Set exercise: Go through the entries and transcribe each one exactly, dropping the pictures.

— begin Data for processing —

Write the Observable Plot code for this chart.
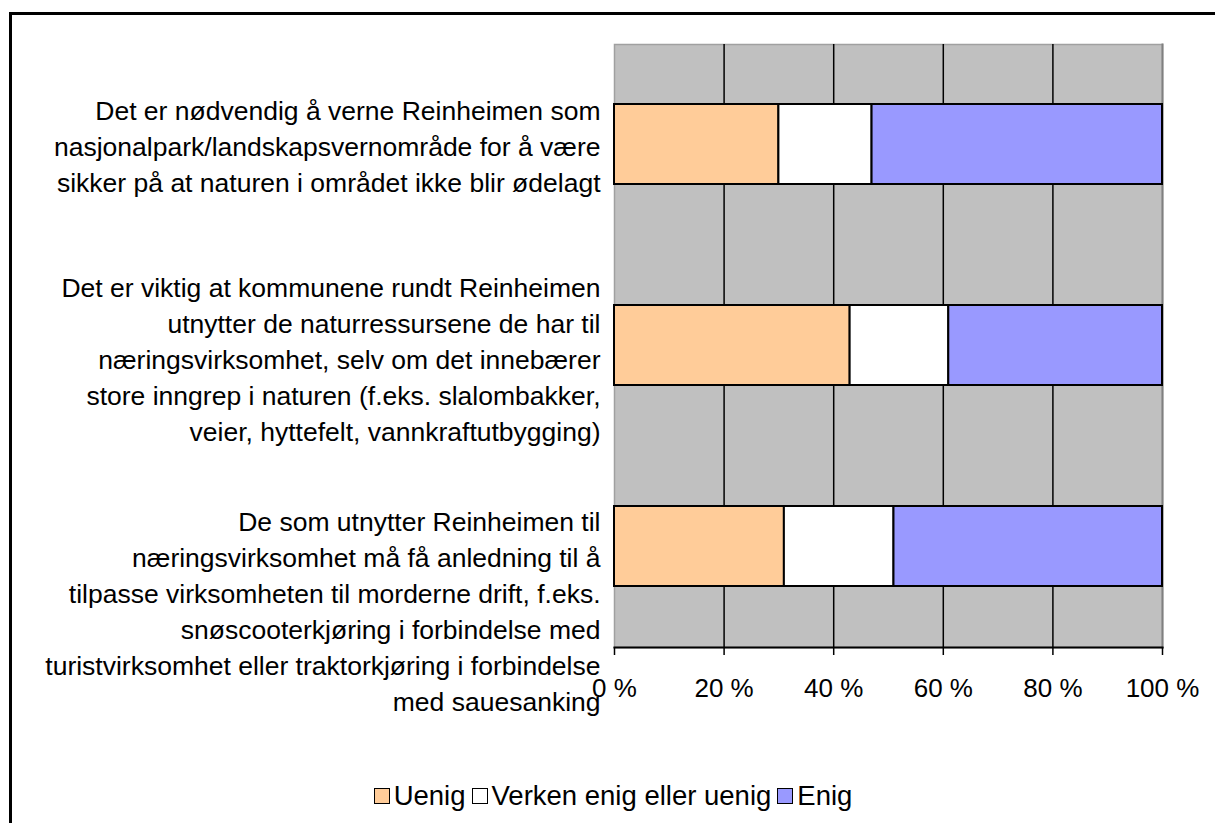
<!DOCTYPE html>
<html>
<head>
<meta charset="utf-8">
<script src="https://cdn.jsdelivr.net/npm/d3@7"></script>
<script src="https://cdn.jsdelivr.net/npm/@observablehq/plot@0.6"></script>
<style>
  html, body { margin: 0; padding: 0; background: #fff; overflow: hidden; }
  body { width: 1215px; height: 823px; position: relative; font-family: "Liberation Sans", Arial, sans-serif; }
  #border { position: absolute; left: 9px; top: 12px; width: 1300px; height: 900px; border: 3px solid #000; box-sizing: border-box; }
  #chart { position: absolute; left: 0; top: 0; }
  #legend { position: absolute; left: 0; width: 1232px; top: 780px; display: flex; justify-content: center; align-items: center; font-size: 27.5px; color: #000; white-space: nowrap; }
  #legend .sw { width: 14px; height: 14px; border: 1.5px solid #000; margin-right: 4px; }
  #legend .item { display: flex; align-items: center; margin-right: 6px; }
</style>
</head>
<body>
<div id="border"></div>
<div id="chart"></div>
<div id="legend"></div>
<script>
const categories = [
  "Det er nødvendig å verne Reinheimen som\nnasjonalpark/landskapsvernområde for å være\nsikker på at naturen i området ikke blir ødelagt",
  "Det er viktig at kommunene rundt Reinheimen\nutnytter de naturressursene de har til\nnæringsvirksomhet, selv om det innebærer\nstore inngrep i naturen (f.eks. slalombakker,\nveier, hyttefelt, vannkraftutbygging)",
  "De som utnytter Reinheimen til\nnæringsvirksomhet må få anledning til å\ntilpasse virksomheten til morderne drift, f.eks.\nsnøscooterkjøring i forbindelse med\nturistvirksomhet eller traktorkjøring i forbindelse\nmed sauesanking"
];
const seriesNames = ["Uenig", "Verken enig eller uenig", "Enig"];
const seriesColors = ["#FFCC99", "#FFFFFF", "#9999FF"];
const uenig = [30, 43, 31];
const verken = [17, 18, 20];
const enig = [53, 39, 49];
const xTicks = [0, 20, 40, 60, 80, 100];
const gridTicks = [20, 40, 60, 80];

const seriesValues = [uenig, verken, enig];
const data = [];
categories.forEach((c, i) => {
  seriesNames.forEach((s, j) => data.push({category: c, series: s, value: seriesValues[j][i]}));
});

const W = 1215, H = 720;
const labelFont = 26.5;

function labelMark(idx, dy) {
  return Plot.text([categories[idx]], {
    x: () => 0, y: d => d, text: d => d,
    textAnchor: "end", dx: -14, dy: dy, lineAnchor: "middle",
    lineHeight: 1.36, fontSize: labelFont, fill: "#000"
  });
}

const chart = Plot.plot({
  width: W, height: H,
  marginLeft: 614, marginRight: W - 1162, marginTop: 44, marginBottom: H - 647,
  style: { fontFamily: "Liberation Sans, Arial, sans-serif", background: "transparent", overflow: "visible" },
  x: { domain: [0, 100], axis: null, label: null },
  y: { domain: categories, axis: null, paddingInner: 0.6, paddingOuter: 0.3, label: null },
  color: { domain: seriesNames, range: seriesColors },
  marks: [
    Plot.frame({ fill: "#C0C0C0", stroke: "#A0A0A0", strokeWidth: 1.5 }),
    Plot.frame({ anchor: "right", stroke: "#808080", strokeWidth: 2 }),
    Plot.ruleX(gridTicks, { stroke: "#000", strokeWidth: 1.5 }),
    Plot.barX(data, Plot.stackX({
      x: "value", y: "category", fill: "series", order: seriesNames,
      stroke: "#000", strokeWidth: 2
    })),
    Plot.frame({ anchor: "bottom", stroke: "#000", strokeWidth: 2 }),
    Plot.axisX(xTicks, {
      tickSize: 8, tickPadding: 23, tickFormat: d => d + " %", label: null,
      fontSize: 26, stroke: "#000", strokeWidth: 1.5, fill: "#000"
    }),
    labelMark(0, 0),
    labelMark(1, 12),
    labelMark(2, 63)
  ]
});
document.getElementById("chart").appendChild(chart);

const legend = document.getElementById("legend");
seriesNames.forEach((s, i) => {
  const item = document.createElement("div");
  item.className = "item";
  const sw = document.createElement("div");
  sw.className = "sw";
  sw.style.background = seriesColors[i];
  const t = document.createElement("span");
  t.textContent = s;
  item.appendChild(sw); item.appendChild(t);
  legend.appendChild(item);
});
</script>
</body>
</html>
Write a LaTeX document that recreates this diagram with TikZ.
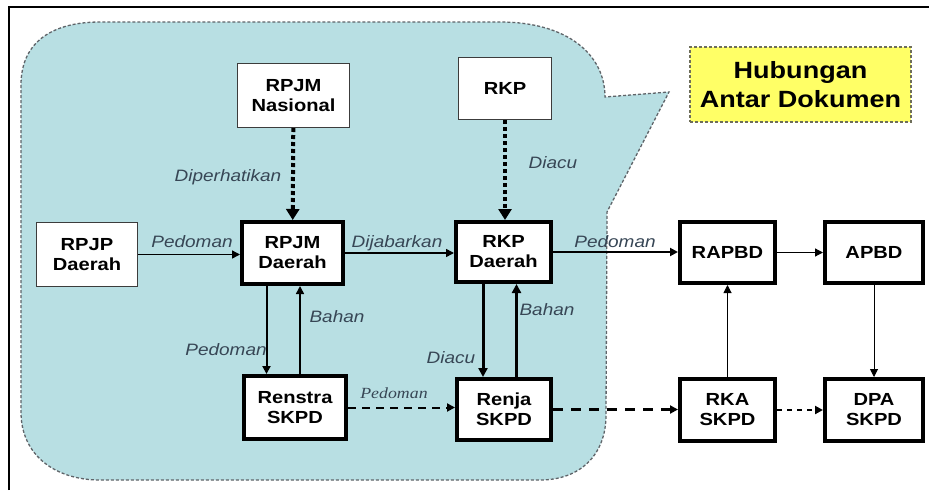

— end Data for processing —

Completed task:
Write the Observable Plot code for this chart.
<!DOCTYPE html>
<html>
<head>
<meta charset="utf-8">
<script src="https://cdn.jsdelivr.net/npm/d3@7"></script>
<script src="https://cdn.jsdelivr.net/npm/@observablehq/plot@0.6"></script>
<style>
  html, body { margin: 0; padding: 0; background: #fff; overflow: hidden; }
  body { width: 1215px; height: 823px; position: relative; font-family: "Liberation Sans", Arial, sans-serif; }
  #border { position: absolute; left: 9px; top: 12px; width: 1300px; height: 900px; border: 3px solid #000; box-sizing: border-box; }
  #chart { position: absolute; left: 0; top: 0; }
  #legend { position: absolute; left: 0; width: 1232px; top: 780px; display: flex; justify-content: center; align-items: center; font-size: 27.5px; color: #000; white-space: nowrap; }
  #legend .sw { width: 14px; height: 14px; border: 1.5px solid #000; margin-right: 4px; }
  #legend .item { display: flex; align-items: center; margin-right: 6px; }
</style>
</head>
<body>
<div id="border"></div>
<div id="chart"></div>
<div id="legend"></div>
<script>
const categories = [
  "Det er nødvendig å verne Reinheimen som\nnasjonalpark/landskapsvernområde for å være\nsikker på at naturen i området ikke blir ødelagt",
  "Det er viktig at kommunene rundt Reinheimen\nutnytter de naturressursene de har til\nnæringsvirksomhet, selv om det innebærer\nstore inngrep i naturen (f.eks. slalombakker,\nveier, hyttefelt, vannkraftutbygging)",
  "De som utnytter Reinheimen til\nnæringsvirksomhet må få anledning til å\ntilpasse virksomheten til morderne drift, f.eks.\nsnøscooterkjøring i forbindelse med\nturistvirksomhet eller traktorkjøring i forbindelse\nmed sauesanking"
];
const seriesNames = ["Uenig", "Verken enig eller uenig", "Enig"];
const seriesColors = ["#FFCC99", "#FFFFFF", "#9999FF"];
const uenig = [30, 43, 31];
const verken = [17, 18, 20];
const enig = [53, 39, 49];
const xTicks = [0, 20, 40, 60, 80, 100];
const gridTicks = [20, 40, 60, 80];

const seriesValues = [uenig, verken, enig];
const data = [];
categories.forEach((c, i) => {
  seriesNames.forEach((s, j) => data.push({category: c, series: s, value: seriesValues[j][i]}));
});

const W = 1215, H = 720;
const labelFont = 26.5;

function labelMark(idx, dy) {
  return Plot.text([categories[idx]], {
    x: () => 0, y: d => d, text: d => d,
    textAnchor: "end", dx: -14, dy: dy, lineAnchor: "middle",
    lineHeight: 1.36, fontSize: labelFont, fill: "#000"
  });
}

const chart = Plot.plot({
  width: W, height: H,
  marginLeft: 614, marginRight: W - 1162, marginTop: 44, marginBottom: H - 647,
  style: { fontFamily: "Liberation Sans, Arial, sans-serif", background: "transparent", overflow: "visible" },
  x: { domain: [0, 100], axis: null, label: null },
  y: { domain: categories, axis: null, paddingInner: 0.6, paddingOuter: 0.3, label: null },
  color: { domain: seriesNames, range: seriesColors },
  marks: [
    Plot.frame({ fill: "#C0C0C0", stroke: "#A0A0A0", strokeWidth: 1.5 }),
    Plot.frame({ anchor: "right", stroke: "#808080", strokeWidth: 2 }),
    Plot.ruleX(gridTicks, { stroke: "#000", strokeWidth: 1.5 }),
    Plot.barX(data, Plot.stackX({
      x: "value", y: "category", fill: "series", order: seriesNames,
      stroke: "#000", strokeWidth: 2
    })),
    Plot.frame({ anchor: "bottom", stroke: "#000", strokeWidth: 2 }),
    Plot.axisX(xTicks, {
      tickSize: 8, tickPadding: 23, tickFormat: d => d + " %", label: null,
      fontSize: 26, stroke: "#000", strokeWidth: 1.5, fill: "#000"
    }),
    labelMark(0, 0),
    labelMark(1, 12),
    labelMark(2, 63)
  ]
});
document.getElementById("chart").appendChild(chart);

const legend = document.getElementById("legend");
seriesNames.forEach((s, i) => {
  const item = document.createElement("div");
  item.className = "item";
  const sw = document.createElement("div");
  sw.className = "sw";
  sw.style.background = seriesColors[i];
  const t = document.createElement("span");
  t.textContent = s;
  item.appendChild(sw); item.appendChild(t);
  legend.appendChild(item);
});
</script>
</body>
</html>
Write a LaTeX document that recreates this diagram with TikZ.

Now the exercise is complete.